We're also watching the election lists closely. Most people I've talked to aren't going to go to elections. It's simply too dangerous and there's a sense that nothing is going to be achieved anyway. The lists are more or less composed of people affiliated with the very same political parties whose leaders rode in on American tanks. Then you have a handful of tribal sheikhs. Yes- tribal sheikhs. Our country is going to be led by members of religious parties and tribal sheikhs- can anyone say Afghanistan? What's even more irritating is that election lists have to be checked and confirmed by none other than Sistani!! Sistani- the Iranian religious cleric. So basically, this war helped us make a transition from a secular country being run by a dictator to a chaotic country being run by a group of religious clerics. Now, can anyone say 'theocracy in sheeps clothing'?

Ahmad Chalabi is at the head of one of those lists- who would join a list with Ahmad Chalabi at its head?

The borders are in an interesting state. Now this is something even Saddam didn't do: Iraqi men under the age of 50 aren't being let into the country. A friend of ours who was coming to visit was turned back at the Iraqi border. It was useless for him to try to explain that he had been outside of the country for 10 years and was coming back to visit his family. He was 47 and that meant he, in his expensive business suit, shining leather shoes, and impressive Samsonite baggage, might be a 'Jihadist'. Silly Iraqis- Iraqi men under 50 are a sure threat to the security of their country. American men with guns and tanks are, on the other hand, necessary to the welfare of the country. Lebanese, Kuwaitis and men of other nationalities being hired as mercenaries are vital to the security of said country. Iranian men coming to visit the shrines in the south are all welcome... but Iraqi men? Maybe they should head for Afghanistan.

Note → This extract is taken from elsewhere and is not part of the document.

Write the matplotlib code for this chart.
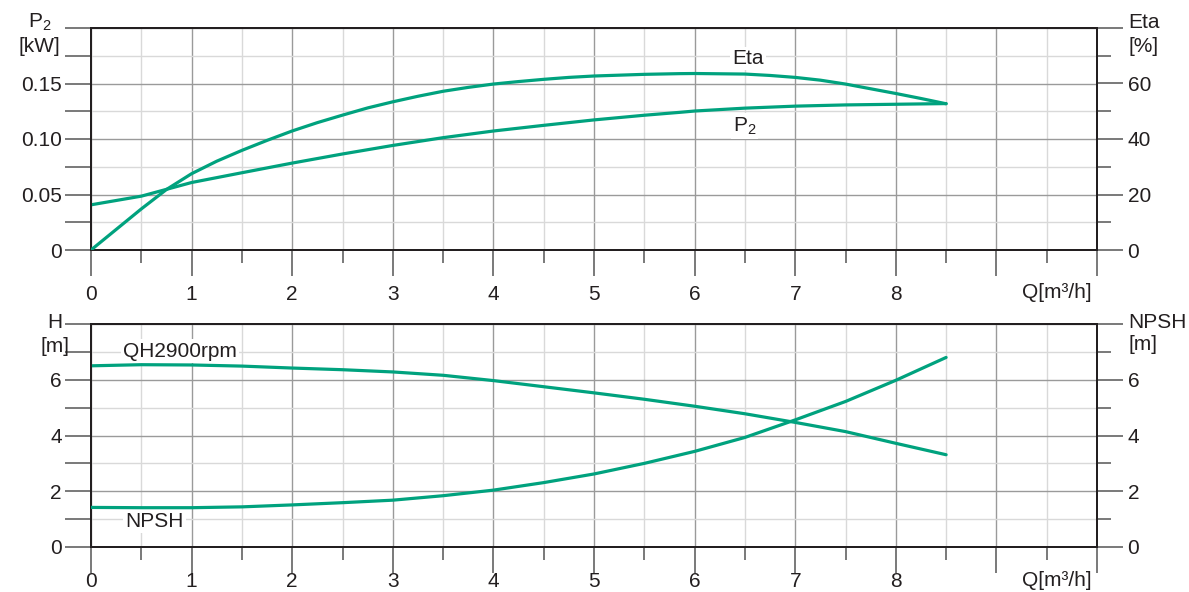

The assault on Falloojeh and other areas is continuing. There are rumors of awful weapons being used in Falloojeh. The city has literally been burnt and bombed to the ground. Many of the people displaced from the city are asking to be let back in, in spite of everything. I can't even begin to imagine how difficult it must be for the refugees. It's like we've turned into another Palestine- occupation, bombings, refugees, death. Sometimes I'll be watching the news and the volume will be really low. The scene will be of a man, woman or child, wailing in front of the camera; crying at the fate of a body lying bloodily, stiffly on the ground- a demolished building in the background and it will take me a few moments to decide the location of this tragedy- Falloojeh? Gaza? Baghdad?